═══ Material provided

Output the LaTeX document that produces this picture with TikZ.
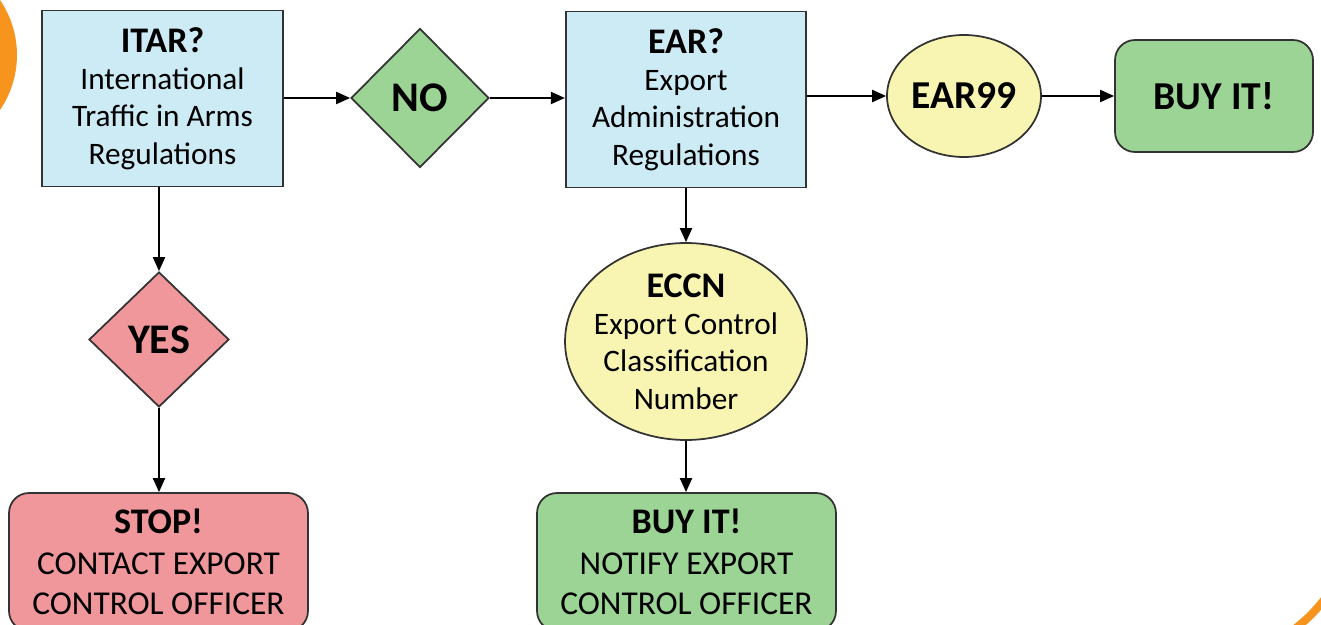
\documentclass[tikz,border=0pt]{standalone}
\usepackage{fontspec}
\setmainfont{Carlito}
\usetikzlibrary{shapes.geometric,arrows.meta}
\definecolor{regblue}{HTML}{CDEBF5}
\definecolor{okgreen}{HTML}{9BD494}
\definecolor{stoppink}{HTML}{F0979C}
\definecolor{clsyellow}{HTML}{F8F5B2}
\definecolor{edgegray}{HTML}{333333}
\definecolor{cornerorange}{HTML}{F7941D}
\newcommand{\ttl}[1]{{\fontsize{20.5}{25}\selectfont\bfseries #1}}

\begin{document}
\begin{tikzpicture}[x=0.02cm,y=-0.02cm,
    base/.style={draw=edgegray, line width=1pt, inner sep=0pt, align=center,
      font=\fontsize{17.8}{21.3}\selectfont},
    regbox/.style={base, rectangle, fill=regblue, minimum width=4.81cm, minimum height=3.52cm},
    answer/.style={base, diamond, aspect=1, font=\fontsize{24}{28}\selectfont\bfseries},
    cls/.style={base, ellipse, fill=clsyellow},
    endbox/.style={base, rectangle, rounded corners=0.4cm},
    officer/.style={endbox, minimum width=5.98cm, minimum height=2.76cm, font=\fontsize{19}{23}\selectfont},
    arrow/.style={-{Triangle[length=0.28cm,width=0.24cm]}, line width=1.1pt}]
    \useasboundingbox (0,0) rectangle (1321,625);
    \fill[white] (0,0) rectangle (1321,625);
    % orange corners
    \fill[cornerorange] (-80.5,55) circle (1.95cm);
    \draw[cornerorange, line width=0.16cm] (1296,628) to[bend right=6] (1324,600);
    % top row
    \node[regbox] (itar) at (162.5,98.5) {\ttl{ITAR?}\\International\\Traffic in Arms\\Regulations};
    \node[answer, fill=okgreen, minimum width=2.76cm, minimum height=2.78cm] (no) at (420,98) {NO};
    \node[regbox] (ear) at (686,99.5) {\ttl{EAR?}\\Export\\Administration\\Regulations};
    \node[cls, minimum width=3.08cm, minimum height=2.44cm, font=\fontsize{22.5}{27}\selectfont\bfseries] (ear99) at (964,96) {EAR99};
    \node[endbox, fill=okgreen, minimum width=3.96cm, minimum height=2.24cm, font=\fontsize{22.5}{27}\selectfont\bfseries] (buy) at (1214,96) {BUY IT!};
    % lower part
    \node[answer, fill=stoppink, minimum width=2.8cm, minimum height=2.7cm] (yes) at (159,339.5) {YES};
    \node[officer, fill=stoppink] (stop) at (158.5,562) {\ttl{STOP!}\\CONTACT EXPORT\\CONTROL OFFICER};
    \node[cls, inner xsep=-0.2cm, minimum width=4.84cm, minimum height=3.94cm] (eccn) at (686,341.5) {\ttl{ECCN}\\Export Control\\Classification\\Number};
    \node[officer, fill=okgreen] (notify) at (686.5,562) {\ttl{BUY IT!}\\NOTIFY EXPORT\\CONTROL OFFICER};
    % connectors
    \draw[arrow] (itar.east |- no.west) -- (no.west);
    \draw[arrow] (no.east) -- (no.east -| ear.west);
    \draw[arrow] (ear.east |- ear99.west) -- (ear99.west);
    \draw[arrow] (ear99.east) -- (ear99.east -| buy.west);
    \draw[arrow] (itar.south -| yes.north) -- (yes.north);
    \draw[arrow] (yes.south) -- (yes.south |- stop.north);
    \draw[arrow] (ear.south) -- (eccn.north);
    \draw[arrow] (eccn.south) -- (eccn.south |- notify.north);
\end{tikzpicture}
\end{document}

══════

Task objective -> Give the material again exactly as it is, but keep the pictures out.

Finished task ->
Output the LaTeX document that produces this picture with TikZ.
\documentclass[tikz,border=0pt]{standalone}
\usepackage{fontspec}
\setmainfont{Carlito}
\usetikzlibrary{shapes.geometric,arrows.meta}
\definecolor{regblue}{HTML}{CDEBF5}
\definecolor{okgreen}{HTML}{9BD494}
\definecolor{stoppink}{HTML}{F0979C}
\definecolor{clsyellow}{HTML}{F8F5B2}
\definecolor{edgegray}{HTML}{333333}
\definecolor{cornerorange}{HTML}{F7941D}
\newcommand{\ttl}[1]{{\fontsize{20.5}{25}\selectfont\bfseries #1}}

\begin{document}
\begin{tikzpicture}[x=0.02cm,y=-0.02cm,
    base/.style={draw=edgegray, line width=1pt, inner sep=0pt, align=center,
      font=\fontsize{17.8}{21.3}\selectfont},
    regbox/.style={base, rectangle, fill=regblue, minimum width=4.81cm, minimum height=3.52cm},
    answer/.style={base, diamond, aspect=1, font=\fontsize{24}{28}\selectfont\bfseries},
    cls/.style={base, ellipse, fill=clsyellow},
    endbox/.style={base, rectangle, rounded corners=0.4cm},
    officer/.style={endbox, minimum width=5.98cm, minimum height=2.76cm, font=\fontsize{19}{23}\selectfont},
    arrow/.style={-{Triangle[length=0.28cm,width=0.24cm]}, line width=1.1pt}]
    \useasboundingbox (0,0) rectangle (1321,625);
    \fill[white] (0,0) rectangle (1321,625);
    % orange corners
    \fill[cornerorange] (-80.5,55) circle (1.95cm);
    \draw[cornerorange, line width=0.16cm] (1296,628) to[bend right=6] (1324,600);
    % top row
    \node[regbox] (itar) at (162.5,98.5) {\ttl{ITAR?}\\International\\Traffic in Arms\\Regulations};
    \node[answer, fill=okgreen, minimum width=2.76cm, minimum height=2.78cm] (no) at (420,98) {NO};
    \node[regbox] (ear) at (686,99.5) {\ttl{EAR?}\\Export\\Administration\\Regulations};
    \node[cls, minimum width=3.08cm, minimum height=2.44cm, font=\fontsize{22.5}{27}\selectfont\bfseries] (ear99) at (964,96) {EAR99};
    \node[endbox, fill=okgreen, minimum width=3.96cm, minimum height=2.24cm, font=\fontsize{22.5}{27}\selectfont\bfseries] (buy) at (1214,96) {BUY IT!};
    % lower part
    \node[answer, fill=stoppink, minimum width=2.8cm, minimum height=2.7cm] (yes) at (159,339.5) {YES};
    \node[officer, fill=stoppink] (stop) at (158.5,562) {\ttl{STOP!}\\CONTACT EXPORT\\CONTROL OFFICER};
    \node[cls, inner xsep=-0.2cm, minimum width=4.84cm, minimum height=3.94cm] (eccn) at (686,341.5) {\ttl{ECCN}\\Export Control\\Classification\\Number};
    \node[officer, fill=okgreen] (notify) at (686.5,562) {\ttl{BUY IT!}\\NOTIFY EXPORT\\CONTROL OFFICER};
    % connectors
    \draw[arrow] (itar.east |- no.west) -- (no.west);
    \draw[arrow] (no.east) -- (no.east -| ear.west);
    \draw[arrow] (ear.east |- ear99.west) -- (ear99.west);
    \draw[arrow] (ear99.east) -- (ear99.east -| buy.west);
    \draw[arrow] (itar.south -| yes.north) -- (yes.north);
    \draw[arrow] (yes.south) -- (yes.south |- stop.north);
    \draw[arrow] (ear.south) -- (eccn.north);
    \draw[arrow] (eccn.south) -- (eccn.south |- notify.north);
\end{tikzpicture}
\end{document}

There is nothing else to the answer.